**Aim of the exercise:** Using the data below, tally the lines that include the string "chart". Only the number is wanted.
--- start Data to use ---
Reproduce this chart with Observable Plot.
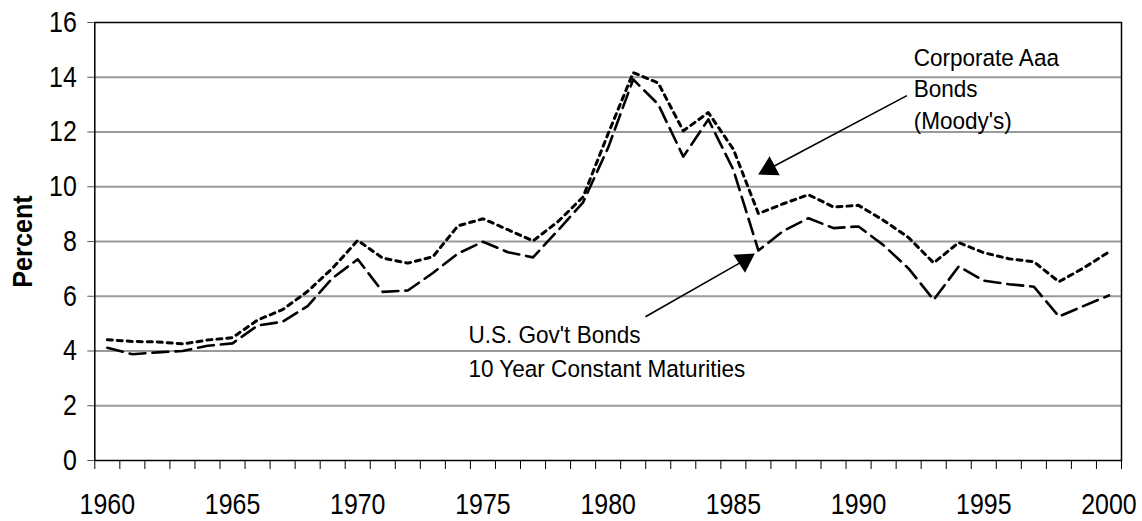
<!DOCTYPE html>
<html><head><meta charset="utf-8">
<script src="https://cdn.jsdelivr.net/npm/d3@7"></script>
<script src="https://cdn.jsdelivr.net/npm/@observablehq/plot@0.6"></script>
<style>body{margin:0;background:#fff}</style>
</head><body><div id="chart"></div>
<script>
const years = [1960,1961,1962,1963,1964,1965,1966,1967,1968,1969,1970,1971,1972,1973,1974,1975,1976,1977,1978,1979,1980,1981,1982,1983,1984,1985,1986,1987,1988,1989,1990,1991,1992,1993,1994,1995,1996,1997,1998,1999,2000];
const govBonds = [4.12,3.88,3.95,4.00,4.19,4.28,4.93,5.07,5.64,6.67,7.35,6.16,6.21,6.85,7.56,7.99,7.61,7.42,8.41,9.43,11.43,13.92,13.01,11.10,12.46,10.62,7.67,8.39,8.85,8.49,8.55,7.86,7.01,5.87,7.09,6.57,6.44,6.35,5.26,5.65,6.03];
const aaaBonds = [4.41,4.35,4.33,4.26,4.40,4.49,5.13,5.51,6.18,7.03,8.04,7.39,7.21,7.44,8.57,8.83,8.43,8.02,8.73,9.63,11.94,14.17,13.79,12.04,12.71,11.37,9.02,9.38,9.71,9.26,9.32,8.77,8.14,7.22,7.96,7.59,7.37,7.26,6.53,7.04,7.62];
const xTickLabels = [1960,1965,1970,1975,1980,1985,1990,1995,2000];
const yTicks = [0,2,4,6,8,10,12,14,16];
const gridValues = [2,4,6,8,10,12,14];
const categoryBounds = years.map(y => y - 0.5).concat([years[years.length-1] + 0.5]);

// annotations (data units)
const aaaLabel = ["Corporate Aaa", "Bonds", "(Moody's)"];
const aaaLabelPos = {x: 1992.2, y: [14.71, 13.55, 12.41]};
const govLabel = ["U.S. Gov't Bonds", "10 Year Constant Maturities"];
const govLabelPos = {x: 1974.42, y: [4.57, 3.35]};
const arrows = [
  {x1: 1991.93, y1: 13.33, x2: 1986.43, y2: 10.66, rot: 242},
  {x1: 1981.49, y1: 5.25, x2: 1985.44, y2: 7.31, rot: 57}
];

const govData = years.map((y, i) => ({year: y, value: govBonds[i]}));
const aaaData = years.map((y, i) => ({year: y, value: aaaBonds[i]}));

const chart = Plot.plot({
  width: 1142,
  height: 521,
  marginLeft: 94.3,
  marginRight: 21,
  marginTop: 22,
  marginBottom: 61,
  style: {fontFamily: "'Liberation Sans', Arial, sans-serif", color: "black", background: "white"},
  x: {domain: [years[0] - 0.5, years[years.length-1] + 0.5]},
  y: {domain: [0, 16]},
  marks: [
    Plot.ruleY(gridValues, {stroke: "#9a9a9a", strokeWidth: 2}),
    Plot.frame({stroke: "black", strokeWidth: 1.5}),
    Plot.axisY(yTicks, {tickSize: 7, tickPadding: 11, fontSize: 29, stroke: "#555", fill: "black", label: null, tickFormat: d => String(d)}),
    Plot.axisX(categoryBounds, {tickSize: 9, tickFormat: () => "", stroke: "black", label: null}),
    Plot.axisX(xTickLabels, {tickSize: 0, tickPadding: 33, fontSize: 29, fill: "black", label: null, tickFormat: d => String(d)}),
    Plot.text(["Percent"], {frameAnchor: "left", textAnchor: "middle", dx: -72, rotate: -90, fontWeight: "bold", fontSize: 28, fill: "black"}),
    Plot.line(aaaData, {x: "year", y: "value", stroke: "black", strokeWidth: 3, strokeDasharray: "5,5"}),
    Plot.line(govData, {x: "year", y: "value", stroke: "black", strokeWidth: 2.6, strokeDasharray: "16,7"}),
    Plot.link(arrows, {x1: "x1", y1: "y1", x2: "x2", y2: "y2", stroke: "black", strokeWidth: 1.6}),
    Plot.dot(arrows, {x: "x2", y: "y2", symbol: "triangle", r: 8, fill: "black", stroke: "none", rotate: "rot"}),
    Plot.text(aaaLabel, {x: aaaLabelPos.x, y: (d, i) => aaaLabelPos.y[i], text: d => d, textAnchor: "start", fontSize: 24.5, fill: "black"}),
    Plot.text(govLabel, {x: govLabelPos.x, y: (d, i) => govLabelPos.y[i], text: d => d, textAnchor: "start", fontSize: 24.5, fill: "black"})
  ]
});
document.getElementById("chart").appendChild(chart);

// condense text horizontally (reference typeface is narrower than Arial)
const squeeze = {"29": 0.86, "28": 0.9, "24.5": 0.92};
d3.select(chart).selectAll("text").each(function() {
  const fs = String(parseFloat(getComputedStyle(this).fontSize));
  const s = squeeze[fs];
  if (!s) return;
  let x = parseFloat(this.getAttribute("x"));
  if (!isFinite(x)) x = 0;
  const t = this.getAttribute("transform") || "";
  this.setAttribute("transform", `${t} translate(${x},0) scale(${s},1) translate(${-x},0)`.trim());
});
</script>
</body></html>
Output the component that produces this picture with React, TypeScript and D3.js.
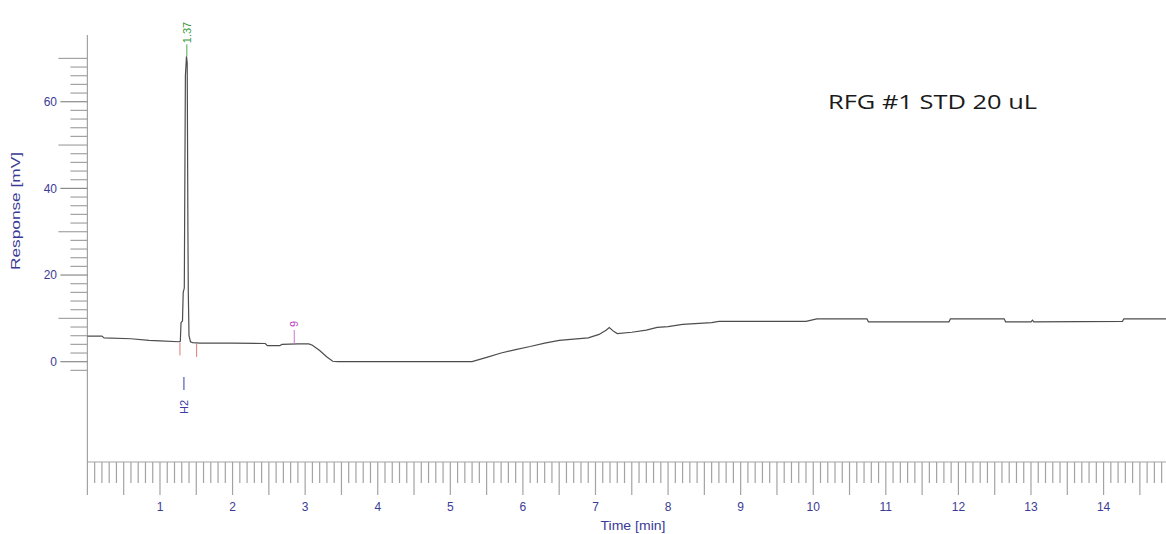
--- end Data to use ---
**Solved problem:** 5